● **TASK BRIEF**: Retype the opening lines of the listing below, ending with the line that contains "op16_y = [0.0, 5.20]", and leave out any pictures.
+ + + + + + +
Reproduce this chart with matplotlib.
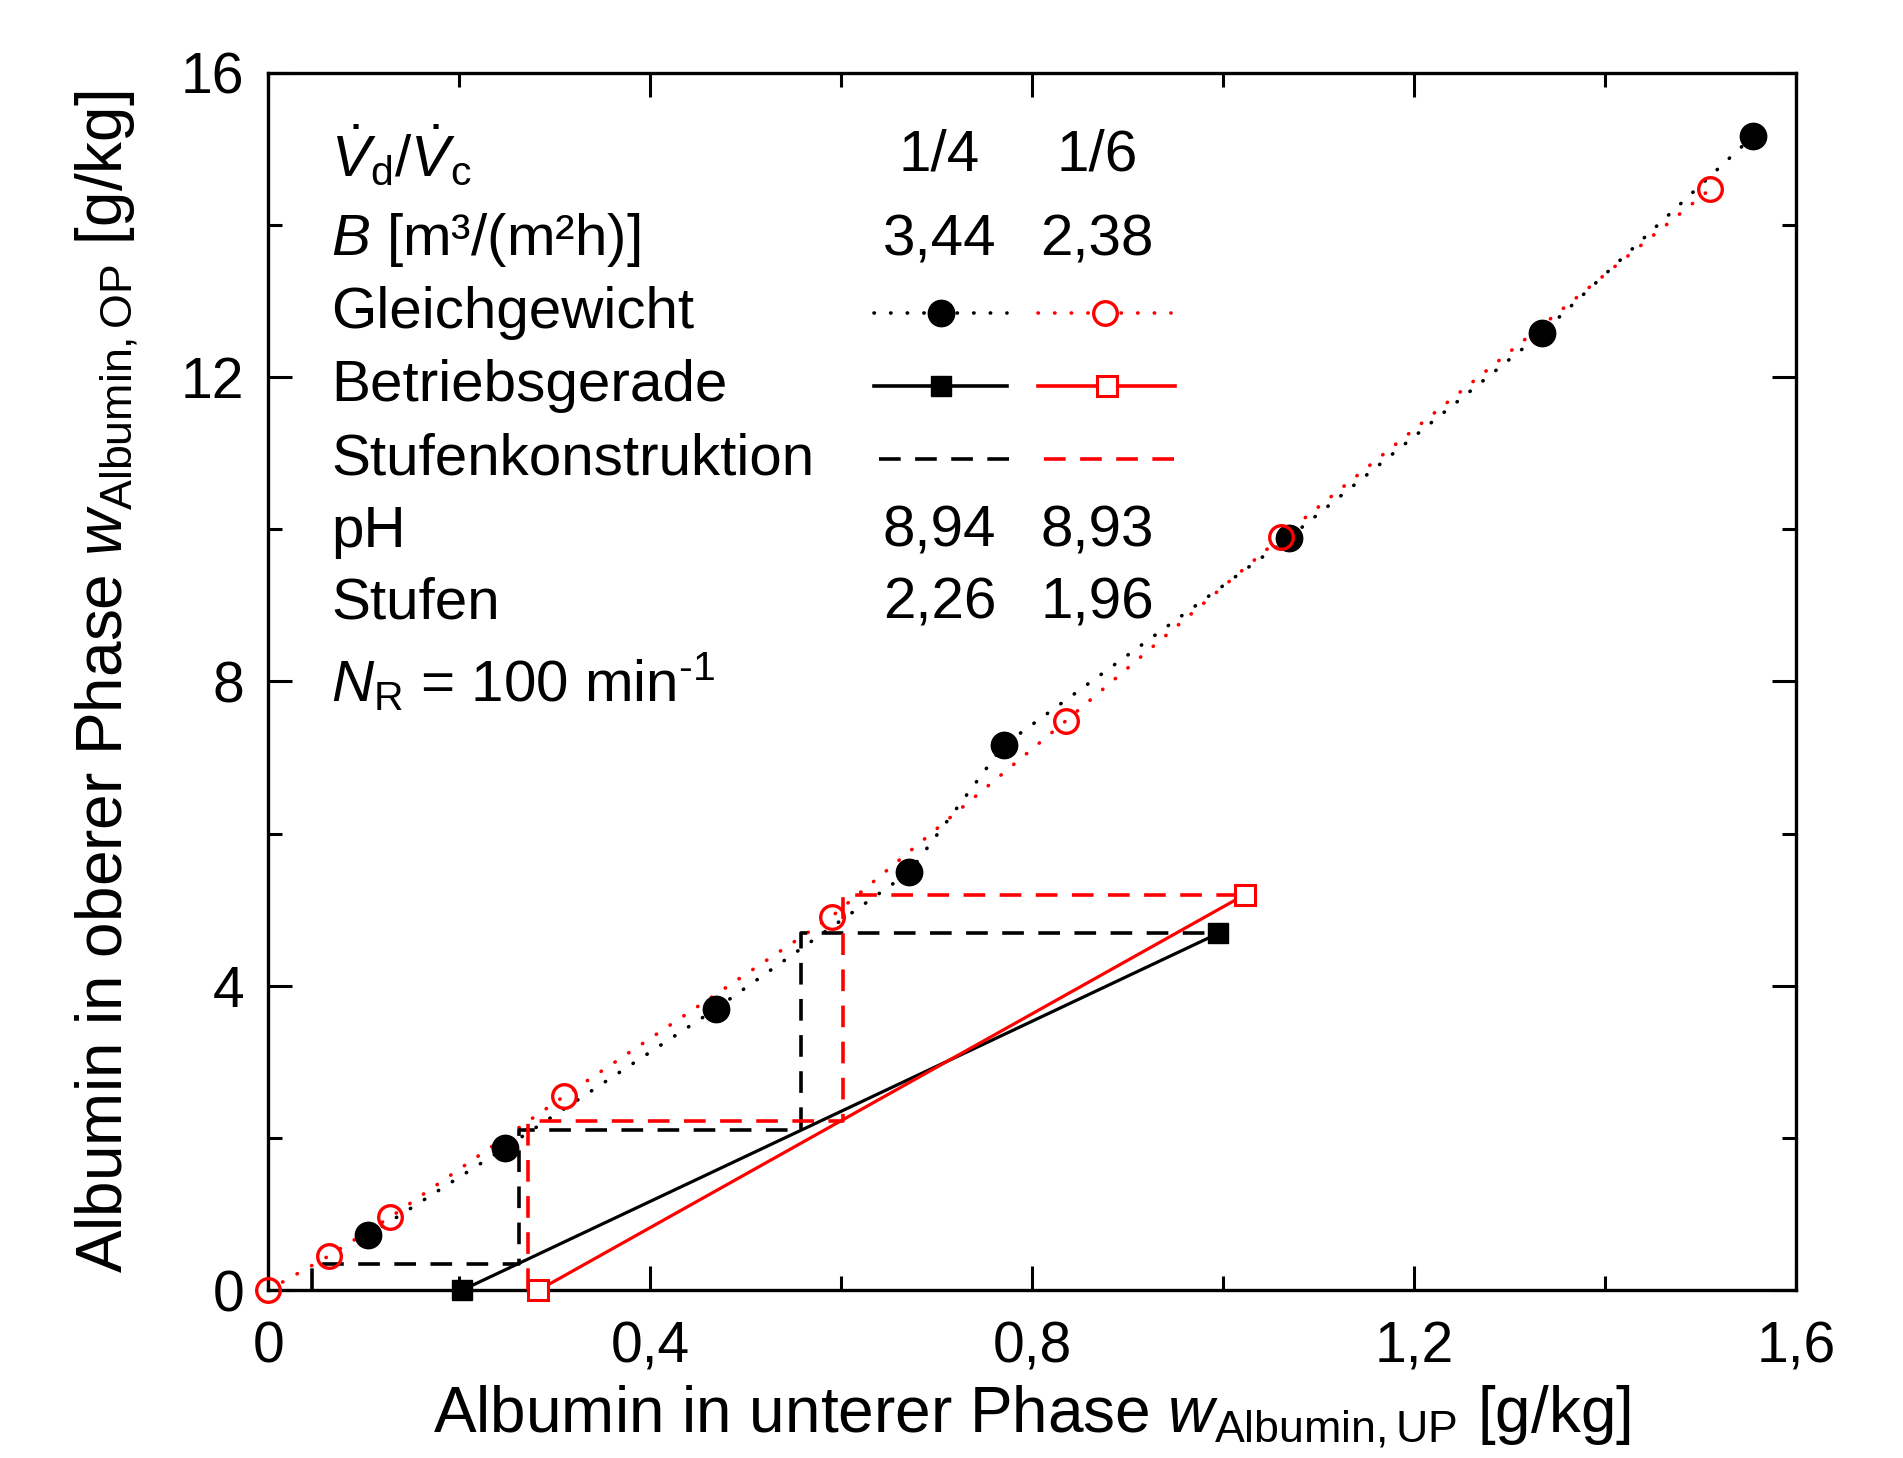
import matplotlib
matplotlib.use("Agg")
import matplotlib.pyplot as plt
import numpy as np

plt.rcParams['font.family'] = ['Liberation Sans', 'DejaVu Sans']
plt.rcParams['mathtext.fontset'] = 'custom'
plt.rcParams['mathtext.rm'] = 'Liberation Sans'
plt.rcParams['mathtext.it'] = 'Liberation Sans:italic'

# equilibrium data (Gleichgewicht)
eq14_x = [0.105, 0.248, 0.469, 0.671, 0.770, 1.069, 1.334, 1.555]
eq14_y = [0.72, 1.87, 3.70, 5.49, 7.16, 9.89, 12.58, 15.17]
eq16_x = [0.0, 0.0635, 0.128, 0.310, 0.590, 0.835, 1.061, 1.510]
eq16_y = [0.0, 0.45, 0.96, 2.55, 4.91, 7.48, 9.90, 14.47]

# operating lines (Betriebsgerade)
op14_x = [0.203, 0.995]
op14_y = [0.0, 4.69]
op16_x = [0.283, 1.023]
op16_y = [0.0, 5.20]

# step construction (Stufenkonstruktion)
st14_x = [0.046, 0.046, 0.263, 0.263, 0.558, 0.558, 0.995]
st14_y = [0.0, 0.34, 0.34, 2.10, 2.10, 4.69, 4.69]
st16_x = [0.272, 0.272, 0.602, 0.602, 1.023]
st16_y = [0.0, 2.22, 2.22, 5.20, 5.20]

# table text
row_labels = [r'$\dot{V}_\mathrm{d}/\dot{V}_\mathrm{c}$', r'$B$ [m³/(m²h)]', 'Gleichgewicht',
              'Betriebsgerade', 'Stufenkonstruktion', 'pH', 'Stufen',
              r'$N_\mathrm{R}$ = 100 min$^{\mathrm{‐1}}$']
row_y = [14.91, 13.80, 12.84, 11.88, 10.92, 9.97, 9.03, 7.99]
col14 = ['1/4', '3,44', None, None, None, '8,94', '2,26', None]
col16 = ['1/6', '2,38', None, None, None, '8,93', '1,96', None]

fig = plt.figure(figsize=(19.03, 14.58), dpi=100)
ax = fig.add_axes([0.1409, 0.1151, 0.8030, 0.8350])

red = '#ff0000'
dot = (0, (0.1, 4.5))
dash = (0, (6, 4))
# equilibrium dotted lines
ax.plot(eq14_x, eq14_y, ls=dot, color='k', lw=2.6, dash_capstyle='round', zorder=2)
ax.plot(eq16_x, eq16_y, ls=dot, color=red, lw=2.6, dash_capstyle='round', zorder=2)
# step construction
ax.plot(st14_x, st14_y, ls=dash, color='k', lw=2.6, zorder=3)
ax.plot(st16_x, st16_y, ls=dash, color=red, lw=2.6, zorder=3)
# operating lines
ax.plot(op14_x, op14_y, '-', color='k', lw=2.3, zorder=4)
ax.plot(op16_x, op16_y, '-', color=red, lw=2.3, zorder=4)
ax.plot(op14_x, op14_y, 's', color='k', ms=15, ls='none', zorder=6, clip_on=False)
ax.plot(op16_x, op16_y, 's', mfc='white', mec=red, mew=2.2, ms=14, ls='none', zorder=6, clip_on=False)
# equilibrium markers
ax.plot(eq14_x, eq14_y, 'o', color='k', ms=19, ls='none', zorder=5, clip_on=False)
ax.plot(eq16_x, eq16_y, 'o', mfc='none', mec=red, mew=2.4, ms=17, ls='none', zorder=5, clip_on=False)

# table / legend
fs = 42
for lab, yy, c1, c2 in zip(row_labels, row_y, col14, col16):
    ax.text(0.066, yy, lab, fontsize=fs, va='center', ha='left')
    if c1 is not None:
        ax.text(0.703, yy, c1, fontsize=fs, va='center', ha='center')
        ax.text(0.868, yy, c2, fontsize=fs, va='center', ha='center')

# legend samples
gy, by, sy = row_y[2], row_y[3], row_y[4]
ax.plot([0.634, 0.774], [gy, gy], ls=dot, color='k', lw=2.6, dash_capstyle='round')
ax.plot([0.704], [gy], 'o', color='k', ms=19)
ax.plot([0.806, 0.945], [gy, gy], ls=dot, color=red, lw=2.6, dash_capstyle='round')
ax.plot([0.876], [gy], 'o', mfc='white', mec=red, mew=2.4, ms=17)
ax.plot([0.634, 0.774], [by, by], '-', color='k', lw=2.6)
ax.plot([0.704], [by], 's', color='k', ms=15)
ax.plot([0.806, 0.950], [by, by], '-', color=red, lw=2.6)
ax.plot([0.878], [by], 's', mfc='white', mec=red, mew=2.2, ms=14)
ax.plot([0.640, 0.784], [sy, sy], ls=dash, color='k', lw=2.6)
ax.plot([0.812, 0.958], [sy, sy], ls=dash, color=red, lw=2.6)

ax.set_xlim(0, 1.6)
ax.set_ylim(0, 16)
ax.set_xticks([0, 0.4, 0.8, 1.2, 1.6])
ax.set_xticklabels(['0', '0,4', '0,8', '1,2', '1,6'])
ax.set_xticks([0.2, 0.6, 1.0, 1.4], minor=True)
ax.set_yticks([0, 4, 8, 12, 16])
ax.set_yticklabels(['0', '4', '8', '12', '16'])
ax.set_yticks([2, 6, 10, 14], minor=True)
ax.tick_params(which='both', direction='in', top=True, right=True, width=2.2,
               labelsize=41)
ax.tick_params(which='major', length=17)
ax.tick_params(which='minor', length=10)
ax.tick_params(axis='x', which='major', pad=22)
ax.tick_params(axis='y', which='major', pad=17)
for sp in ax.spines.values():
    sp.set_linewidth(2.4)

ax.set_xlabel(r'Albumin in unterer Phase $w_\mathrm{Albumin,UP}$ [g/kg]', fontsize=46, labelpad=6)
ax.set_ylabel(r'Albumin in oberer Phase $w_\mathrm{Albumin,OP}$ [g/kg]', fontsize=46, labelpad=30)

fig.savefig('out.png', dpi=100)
+ + + + + + +
● **COMPLETED EXERCISE**:
Reproduce this chart with matplotlib.
import matplotlib
matplotlib.use("Agg")
import matplotlib.pyplot as plt
import numpy as np

plt.rcParams['font.family'] = ['Liberation Sans', 'DejaVu Sans']
plt.rcParams['mathtext.fontset'] = 'custom'
plt.rcParams['mathtext.rm'] = 'Liberation Sans'
plt.rcParams['mathtext.it'] = 'Liberation Sans:italic'

# equilibrium data (Gleichgewicht)
eq14_x = [0.105, 0.248, 0.469, 0.671, 0.770, 1.069, 1.334, 1.555]
eq14_y = [0.72, 1.87, 3.70, 5.49, 7.16, 9.89, 12.58, 15.17]
eq16_x = [0.0, 0.0635, 0.128, 0.310, 0.590, 0.835, 1.061, 1.510]
eq16_y = [0.0, 0.45, 0.96, 2.55, 4.91, 7.48, 9.90, 14.47]

# operating lines (Betriebsgerade)
op14_x = [0.203, 0.995]
op14_y = [0.0, 4.69]
op16_x = [0.283, 1.023]
op16_y = [0.0, 5.20]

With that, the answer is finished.